Back to browse results
Modeling Excess Zeros and Heterogeneity in Count Data from a Complex Survey Design with Application to the Demographic Health Survey in Sub-Saharan Africa
Authors: Lin Dai, Michael D Sweat, and Mulugeta Gebregziabher
Source: Statistical Methods in Medical Research, 27(1): 208-220; DOI: 10.1177/0962280215626608
Topic(s): HIV/AIDS
Country: Africa
  Multiple African Countries
Published: JAN 2018
Abstract: Purpose To show a novel application of a weighted zero-inflated negative binomial model in modeling count data with excess zeros and heterogeneity to quantify the regional variation in HIV-AIDS prevalence in sub-Saharan African countries. Methods Data come from latest round of the Demographic and Health Survey (DHS) conducted in three countries (Ethiopia-2011, Kenya-2009 and Rwanda-2010) using a two-stage cluster sampling design. The outcome is an aggregate count of HIV cases in each census enumeration area of each country. The outcome data are characterized by excess zeros and heterogeneity due to clustering. We compare scale weighted zero-inflated negative binomial models with and without random effects to account for zero-inflation, complex survey design and clustering. Finally, we provide marginalized rate ratio estimates from the best zero-inflated negative binomial model.
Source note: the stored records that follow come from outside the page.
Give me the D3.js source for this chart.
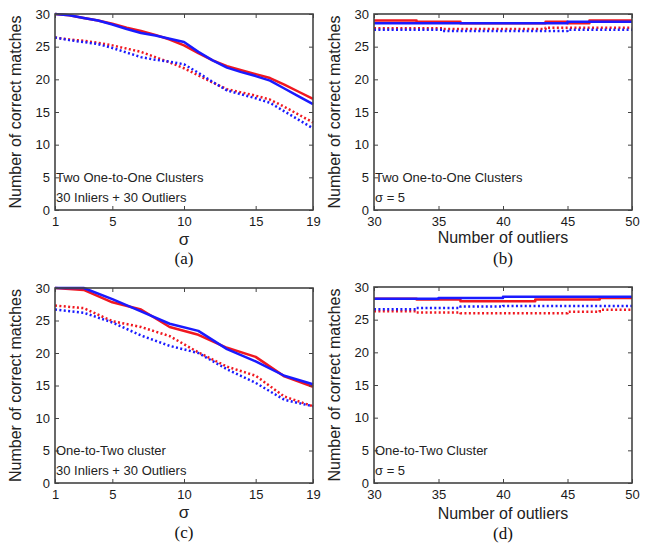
<!DOCTYPE html>
<html>
<head>
<meta charset="utf-8">
<script src="https://cdn.jsdelivr.net/npm/d3@7"></script>
<style>
  html, body { margin: 0; padding: 0; background: #fff; }
  svg { display: block; }
  .tick text { font-family: "Liberation Sans", Arial, sans-serif; font-size: 13px; fill: #1a1a1a; }
</style>
</head>
<body>
<svg id="chart" width="649" height="549"></svg>
<script>
// ---- data ----
const yTicks = [0, 5, 10, 15, 20, 25, 30];
const sigmaTicks = [1, 5, 10, 15, 19];
const outlierTicks = [30, 35, 40, 45, 50];

// (a) Two One-to-One Clusters, 30 inliers + 30 outliers
const sigmaA = [1, 2, 3, 4, 5, 6, 7, 8, 9, 10, 11, 12, 13, 14, 15, 16, 17, 18, 19];
const aRedSolid  = [30.0, 29.8, 29.4, 29.0, 28.5, 27.9, 27.4, 26.8, 26.1, 25.2, 24.0, 22.9, 22.0, 21.4, 20.8, 20.2, 19.2, 18.1, 17.0];
const aBlueSolid = [30.0, 29.8, 29.4, 29.0, 28.4, 27.7, 27.1, 26.7, 26.2, 25.7, 24.2, 22.9, 21.8, 21.1, 20.5, 19.8, 18.6, 17.4, 16.2];
const aRedDot    = [26.4, 26.1, 25.9, 25.6, 25.2, 24.7, 24.2, 23.4, 22.6, 21.7, 20.6, 19.5, 18.5, 18.0, 17.5, 16.9, 15.8, 14.6, 13.4];
const aBlueDot   = [26.4, 26.0, 25.7, 25.4, 24.8, 24.1, 23.4, 23.0, 22.7, 22.3, 21.0, 19.6, 18.3, 17.7, 17.1, 16.4, 15.1, 13.8, 12.5];

// (c) One-to-Two cluster, 30 inliers + 30 outliers
const sigmaC = [1, 3, 5, 7, 9, 11, 13, 15, 17, 19];
const cRedSolid  = [30.0, 29.7, 27.8, 26.7, 24.0, 22.8, 20.8, 19.4, 16.4, 14.8];
const cBlueSolid = [30.0, 30.0, 28.3, 26.4, 24.5, 23.4, 20.6, 18.7, 16.5, 15.2];
const cRedDot    = [27.3, 26.9, 24.9, 24.0, 22.6, 20.1, 17.9, 16.5, 13.3, 11.8];
const cBlueDot   = [26.7, 26.2, 24.7, 22.7, 21.1, 20.0, 17.5, 15.4, 12.8, 11.8];

// (b) Two One-to-One Clusters, sigma = 5 (step levels by number of outliers)
const bRedSolidX  = [30, 33.3, 36.7, 43.3, 45, 46.7, 50];
const bRedSolidY  = [29.0, 28.8, 28.6, 28.8, 28.6, 29.0, 29.0];
const bBlueSolidX = [30, 45, 50];
const bBlueSolidY = [28.6, 28.8, 28.8];
const bRedDotX    = [30, 35.3, 43.3, 50];
const bRedDotY    = [27.8, 27.7, 27.9, 27.9];
const bBlueDotX   = [30, 35.3, 45, 50];
const bBlueDotY   = [27.6, 27.4, 27.6, 27.6];

// (d) One-to-Two Cluster, sigma = 5
const dRedSolidX  = [30, 33.3, 36.7, 42.5, 47.5, 50];
const dRedSolidY  = [28.2, 28.1, 27.8, 28.1, 28.3, 28.3];
const dBlueSolidX = [30, 35, 40, 50];
const dBlueSolidY = [28.2, 28.3, 28.5, 28.5];
const dRedDotX    = [30, 33.3, 36.7, 45, 47.5, 50];
const dRedDotY    = [26.3, 26.1, 26.0, 26.2, 26.5, 26.5];
const dBlueDotX   = [30, 33.3, 36.7, 40, 50];
const dBlueDotY   = [26.6, 26.8, 27.0, 27.1, 27.1];

const RED = "#f01820";
const BLUE = "#1a1aff";

const svg = d3.select("#chart");
const sans = '"Liberation Sans", Arial, sans-serif';

function panel(opt) {
  const { left, right, top, bottom } = opt.box;
  const x = d3.scaleLinear().domain(opt.xDomain).range([left, right]);
  const y = d3.scaleLinear().domain([0, 30]).range([bottom, top]);
  const g = svg.append("g");

  // series
  opt.series.forEach(s => {
    const pts = s.x.map((v, i) => [v, s.y[i]]);
    const line = d3.line()
      .x(d => x(d[0])).y(d => y(d[1]))
      .curve(s.step ? d3.curveStepAfter : d3.curveLinear);
    g.append("path")
      .attr("d", line(pts))
      .attr("fill", "none")
      .attr("stroke", s.color)
      .attr("stroke-width", 2.5)
      .attr("stroke-dasharray", s.dotted ? "2,2.4" : null)
      .attr("stroke-linejoin", "round");
  });

  // axes (ticks point inward, mirrored on the opposite sides)
  const axisStyle = sel => {
    sel.select(".domain").remove();
    sel.selectAll(".tick line").attr("stroke", "#444").attr("stroke-width", 1);
  };
  g.append("g").attr("transform", `translate(0,${bottom})`)
    .call(d3.axisBottom(x).tickValues(opt.xTicks).tickSize(-4).tickPadding(7).tickFormat(d3.format("d")))
    .call(axisStyle);
  g.append("g").attr("transform", `translate(0,${top})`)
    .call(d3.axisTop(x).tickValues(opt.xTicks).tickSize(-4).tickFormat(""))
    .call(axisStyle);
  g.append("g").attr("transform", `translate(${left},0)`)
    .call(d3.axisLeft(y).tickValues(yTicks).tickSize(-4).tickPadding(5))
    .call(axisStyle);
  g.append("g").attr("transform", `translate(${right},0)`)
    .call(d3.axisRight(y).tickValues(yTicks).tickSize(-4).tickFormat(""))
    .call(axisStyle);
  g.selectAll(".tick text").attr("font-family", null).attr("font-size", null);

  // frame
  g.append("rect")
    .attr("x", left).attr("y", top)
    .attr("width", right - left).attr("height", bottom - top)
    .attr("fill", "none").attr("stroke", "#444").attr("stroke-width", 1.6);

  // annotations inside the plot
  opt.notes.forEach((t, i) => {
    g.append("text")
      .attr("x", left + 1).attr("y", bottom - 28 + i * 20)
      .attr("font-family", sans).attr("font-size", 13).attr("fill", "#222")
      .text(t);
  });

  // y axis title
  g.append("text")
    .attr("transform", `translate(${left - 34},${(top + bottom) / 2}) rotate(-90)`)
    .attr("text-anchor", "middle")
    .attr("font-family", sans).attr("font-size", 16).attr("fill", "#222")
    .text("Number of correct matches");

  // x axis title
  g.append("text")
    .attr("x", (left + right) / 2).attr("y", bottom + opt.xTitleDy)
    .attr("text-anchor", "middle")
    .attr("font-family", sans).attr("font-size", opt.xTitleSize).attr("fill", "#222")
    .text(opt.xTitle);

  // sub-figure caption
  g.append("text")
    .attr("x", (left + right) / 2).attr("y", bottom + opt.captionDy)
    .attr("text-anchor", "middle")
    .attr("font-family", '"Liberation Serif", "Times New Roman", serif').attr("font-size", 17).attr("fill", "#111")
    .text(opt.caption);
}

const sig = (xs, ys, color, dotted) => ({ x: xs, y: ys, color, dotted, step: false });
const stp = (xs, ys, color, dotted) => ({ x: xs, y: ys, color, dotted, step: true });

panel({
  box: { left: 55, right: 313, top: 14, bottom: 210 },
  xDomain: [1, 19], xTicks: sigmaTicks,
  xTitle: "σ", xTitleSize: 17, xTitleDy: 35, captionDy: 54,
  caption: "(a)",
  notes: ["Two One-to-One Clusters", "30 Inliers + 30 Outliers"],
  series: [
    sig(sigmaA, aRedSolid, RED, false),
    sig(sigmaA, aBlueSolid, BLUE, false),
    sig(sigmaA, aRedDot, RED, true),
    sig(sigmaA, aBlueDot, BLUE, true)
  ]
});

panel({
  box: { left: 374, right: 632, top: 14, bottom: 210 },
  xDomain: [30, 50], xTicks: outlierTicks,
  xTitle: "Number of outliers", xTitleSize: 16, xTitleDy: 33, captionDy: 54,
  caption: "(b)",
  notes: ["Two One-to-One Clusters", "σ = 5"],
  series: [
    stp(bRedSolidX, bRedSolidY, RED, false),
    stp(bBlueSolidX, bBlueSolidY, BLUE, false),
    stp(bRedDotX, bRedDotY, RED, true),
    stp(bBlueDotX, bBlueDotY, BLUE, true)
  ]
});

panel({
  box: { left: 55, right: 313, top: 288, bottom: 483 },
  xDomain: [1, 19], xTicks: sigmaTicks,
  xTitle: "σ", xTitleSize: 17, xTitleDy: 35, captionDy: 55,
  caption: "(c)",
  notes: ["One-to-Two cluster", "30 Inliers + 30 Outliers"],
  series: [
    sig(sigmaC, cRedSolid, RED, false),
    sig(sigmaC, cBlueSolid, BLUE, false),
    sig(sigmaC, cRedDot, RED, true),
    sig(sigmaC, cBlueDot, BLUE, true)
  ]
});

panel({
  box: { left: 374, right: 632, top: 287, bottom: 483 },
  xDomain: [30, 50], xTicks: outlierTicks,
  xTitle: "Number of outliers", xTitleSize: 16, xTitleDy: 36, captionDy: 56,
  caption: "(d)",
  notes: ["One-to-Two Cluster", "σ = 5"],
  series: [
    stp(dRedSolidX, dRedSolidY, RED, false),
    stp(dBlueSolidX, dBlueSolidY, BLUE, false),
    stp(dRedDotX, dRedDotY, RED, true),
    stp(dBlueDotX, dBlueDotY, BLUE, true)
  ]
});
</script>
</body>
</html>
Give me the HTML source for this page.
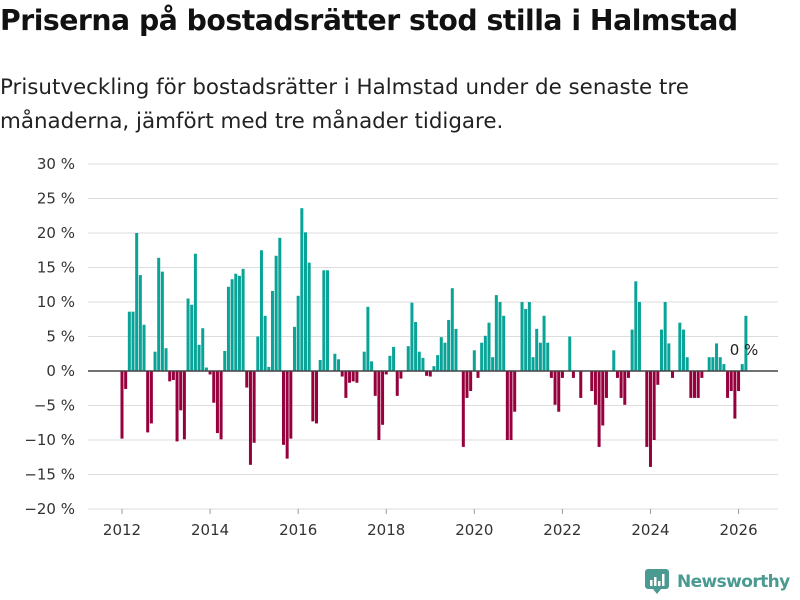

Results The best fitting zero-inflated negative binomial model is scale weighted and with a common random intercept for the three countries. Rate ratio estimates from the final model show that HIV prevalence is associated with age and gender distribution, HIV acceptance, HIV knowledge, and its regional variation is associated with divorce rate, burden of sexually transmitted diseases and rural residence. Conclusions Scale weighted zero-inflated negative binomial with proper modeling of random effects is shown to be the best model for count data from a complex survey design characterized by excess zeros and extra heterogeneity. In our data example, the final rate ratio estimates show significant regional variation in the factors associated with HIV prevalence indicating that HIV intervention strategies should be tailored to the unique factors found in each country. Keywords: HIV; multi-country survey data; negative binomial; regional variation; sub-Saharan Africa; zero-inflation.